## Requirements
Can you print the data exactly and leave out each image?

## Recorded information

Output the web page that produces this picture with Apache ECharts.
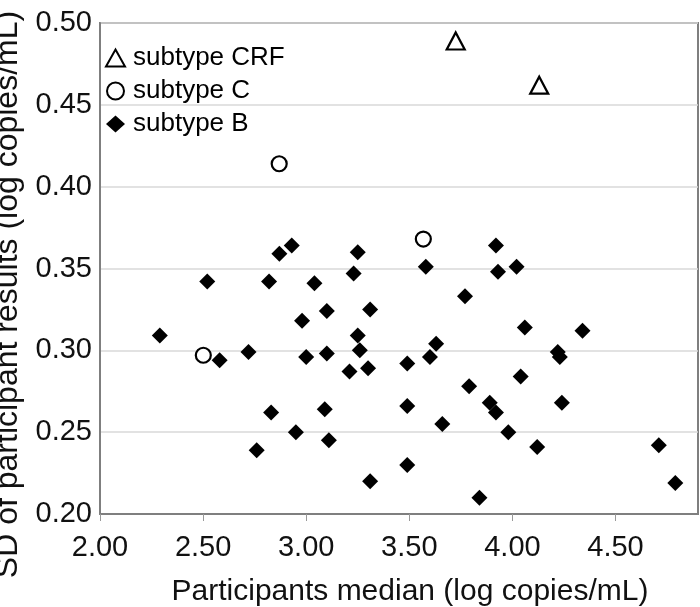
<!DOCTYPE html>
<html>
<head>
<meta charset="utf-8">
<script src="https://cdn.jsdelivr.net/npm/echarts@6/dist/echarts.min.js"></script>
<style>html,body{margin:0;padding:0;background:#fff}#c{width:700px;height:607px}</style>
</head>
<body>
<div id="c"></div>
<script>
var subtypeCRF = [[3.725,0.489],[4.130,0.462]];
var subtypeC = [[2.869,0.414],[3.568,0.368],[2.501,0.297]];
var subtypeB = [
  [2.93,0.364],[2.87,0.359],[3.25,0.360],[2.52,0.342],[2.82,0.342],[3.04,0.341],
  [3.23,0.347],[3.10,0.324],[2.98,0.318],[3.31,0.325],[2.29,0.309],[3.25,0.309],
  [2.58,0.294],[2.72,0.299],[3.00,0.296],[3.10,0.298],[3.26,0.300],[3.21,0.287],
  [3.30,0.289],[3.49,0.292],[3.58,0.351],[3.92,0.364],[3.93,0.348],[4.02,0.351],
  [3.77,0.333],[4.06,0.314],[4.34,0.312],[3.63,0.304],[3.60,0.296],[4.22,0.299],
  [4.23,0.296],[2.83,0.262],[3.09,0.264],[2.95,0.250],[3.11,0.245],[2.76,0.239],
  [3.31,0.220],[3.49,0.266],[3.49,0.230],[3.79,0.278],[4.04,0.284],[3.89,0.268],
  [3.92,0.262],[4.24,0.268],[3.66,0.255],[3.98,0.250],[4.12,0.241],[4.71,0.242],
  [4.79,0.219],[3.84,0.210]
];
var xTicks = [2.0,2.5,3.0,3.5,4.0,4.5];
var yTicks = [0.20,0.25,0.30,0.35,0.40,0.45,0.50];
var xTitle = 'Participants median (log copies/mL)';
var yTitle = 'SD of participant results (log copies/mL)';
var seriesNames = ['subtype CRF','subtype C','subtype B'];

var FONT = 'Liberation Sans, Arial, sans-serif';
var chart = echarts.init(document.getElementById('c'), null, {renderer:'canvas'});
chart.setOption({
  animation: false,
  backgroundColor: '#ffffff',
  grid: {left: 100, top: 23, right: 2, bottom: 93, show: true, borderColor: '#7f7f7f', borderWidth: 2,
         containLabel: false, outerBoundsMode: 'none'},
  legend: {
    orient: 'vertical', left: 100, top: 40, itemWidth: 19, itemHeight: 17, itemGap: 7,
    data: seriesNames,
    textStyle: {fontFamily: FONT, fontSize: 26, color: '#000', padding: [0,0,0,3]}
  },
  xAxis: {
    type: 'value', min: 2.0, max: 4.9,
    name: xTitle, nameLocation: 'middle', nameGap: 63,
    nameTextStyle: {fontFamily: FONT, fontSize: 30, color: '#111', padding: [0,0,0,22]},
    axisLine: {show: true, lineStyle: {color: '#7f7f7f', width: 2}},
    axisTick: {show: true, length: 7, lineStyle: {color: '#999'}, customValues: xTicks},
    axisLabel: {fontFamily: FONT, fontSize: 29, color: '#111', margin: 19, customValues: xTicks,
      formatter: function(v){return v.toFixed(2);}},
    splitLine: {show: false}
  },
  yAxis: {
    type: 'value', min: 0.2, max: 0.5, interval: 0.05,
    name: yTitle, nameLocation: 'middle', nameGap: 64,
    nameTextStyle: {fontFamily: FONT, fontSize: 32, color: '#111', padding: [0,52,0,0]},
    axisLine: {show: true, lineStyle: {color: '#7f7f7f', width: 2}},
    axisTick: {show: false},
    axisLabel: {fontFamily: FONT, fontSize: 29, color: '#111', margin: 8,
      formatter: function(v){return v.toFixed(2);}},
    splitLine: {show: true, lineStyle: {color: '#d9d9d9', width: 1.5}}
  },
  series: [
    {name: seriesNames[0], type: 'scatter', data: subtypeCRF, symbol: 'triangle', symbolSize: [18,17],
     itemStyle: {color: '#fff', borderColor: '#000', borderWidth: 2.2, opacity: 1}, z: 3},
    {name: seriesNames[1], type: 'scatter', data: subtypeC, symbol: 'circle', symbolSize: 15,
     itemStyle: {color: '#fff', borderColor: '#000', borderWidth: 2.2, opacity: 1}, z: 3},
    {name: seriesNames[2], type: 'scatter', data: subtypeB, symbol: 'diamond', symbolSize: 16,
     itemStyle: {color: '#000', opacity: 1}, z: 2}
  ]
});
</script>
</body>
</html>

## Full output
Output the web page that produces this picture with Apache ECharts.
<!DOCTYPE html>
<html>
<head>
<meta charset="utf-8">
<script src="https://cdn.jsdelivr.net/npm/echarts@6/dist/echarts.min.js"></script>
<style>html,body{margin:0;padding:0;background:#fff}#c{width:700px;height:607px}</style>
</head>
<body>
<div id="c"></div>
<script>
var subtypeCRF = [[3.725,0.489],[4.130,0.462]];
var subtypeC = [[2.869,0.414],[3.568,0.368],[2.501,0.297]];
var subtypeB = [
  [2.93,0.364],[2.87,0.359],[3.25,0.360],[2.52,0.342],[2.82,0.342],[3.04,0.341],
  [3.23,0.347],[3.10,0.324],[2.98,0.318],[3.31,0.325],[2.29,0.309],[3.25,0.309],
  [2.58,0.294],[2.72,0.299],[3.00,0.296],[3.10,0.298],[3.26,0.300],[3.21,0.287],
  [3.30,0.289],[3.49,0.292],[3.58,0.351],[3.92,0.364],[3.93,0.348],[4.02,0.351],
  [3.77,0.333],[4.06,0.314],[4.34,0.312],[3.63,0.304],[3.60,0.296],[4.22,0.299],
  [4.23,0.296],[2.83,0.262],[3.09,0.264],[2.95,0.250],[3.11,0.245],[2.76,0.239],
  [3.31,0.220],[3.49,0.266],[3.49,0.230],[3.79,0.278],[4.04,0.284],[3.89,0.268],
  [3.92,0.262],[4.24,0.268],[3.66,0.255],[3.98,0.250],[4.12,0.241],[4.71,0.242],
  [4.79,0.219],[3.84,0.210]
];
var xTicks = [2.0,2.5,3.0,3.5,4.0,4.5];
var yTicks = [0.20,0.25,0.30,0.35,0.40,0.45,0.50];
var xTitle = 'Participants median (log copies/mL)';
var yTitle = 'SD of participant results (log copies/mL)';
var seriesNames = ['subtype CRF','subtype C','subtype B'];

var FONT = 'Liberation Sans, Arial, sans-serif';
var chart = echarts.init(document.getElementById('c'), null, {renderer:'canvas'});
chart.setOption({
  animation: false,
  backgroundColor: '#ffffff',
  grid: {left: 100, top: 23, right: 2, bottom: 93, show: true, borderColor: '#7f7f7f', borderWidth: 2,
         containLabel: false, outerBoundsMode: 'none'},
  legend: {
    orient: 'vertical', left: 100, top: 40, itemWidth: 19, itemHeight: 17, itemGap: 7,
    data: seriesNames,
    textStyle: {fontFamily: FONT, fontSize: 26, color: '#000', padding: [0,0,0,3]}
  },
  xAxis: {
    type: 'value', min: 2.0, max: 4.9,
    name: xTitle, nameLocation: 'middle', nameGap: 63,
    nameTextStyle: {fontFamily: FONT, fontSize: 30, color: '#111', padding: [0,0,0,22]},
    axisLine: {show: true, lineStyle: {color: '#7f7f7f', width: 2}},
    axisTick: {show: true, length: 7, lineStyle: {color: '#999'}, customValues: xTicks},
    axisLabel: {fontFamily: FONT, fontSize: 29, color: '#111', margin: 19, customValues: xTicks,
      formatter: function(v){return v.toFixed(2);}},
    splitLine: {show: false}
  },
  yAxis: {
    type: 'value', min: 0.2, max: 0.5, interval: 0.05,
    name: yTitle, nameLocation: 'middle', nameGap: 64,
    nameTextStyle: {fontFamily: FONT, fontSize: 32, color: '#111', padding: [0,52,0,0]},
    axisLine: {show: true, lineStyle: {color: '#7f7f7f', width: 2}},
    axisTick: {show: false},
    axisLabel: {fontFamily: FONT, fontSize: 29, color: '#111', margin: 8,
      formatter: function(v){return v.toFixed(2);}},
    splitLine: {show: true, lineStyle: {color: '#d9d9d9', width: 1.5}}
  },
  series: [
    {name: seriesNames[0], type: 'scatter', data: subtypeCRF, symbol: 'triangle', symbolSize: [18,17],
     itemStyle: {color: '#fff', borderColor: '#000', borderWidth: 2.2, opacity: 1}, z: 3},
    {name: seriesNames[1], type: 'scatter', data: subtypeC, symbol: 'circle', symbolSize: 15,
     itemStyle: {color: '#fff', borderColor: '#000', borderWidth: 2.2, opacity: 1}, z: 3},
    {name: seriesNames[2], type: 'scatter', data: subtypeB, symbol: 'diamond', symbolSize: 16,
     itemStyle: {color: '#000', opacity: 1}, z: 2}
  ]
});
</script>
</body>
</html>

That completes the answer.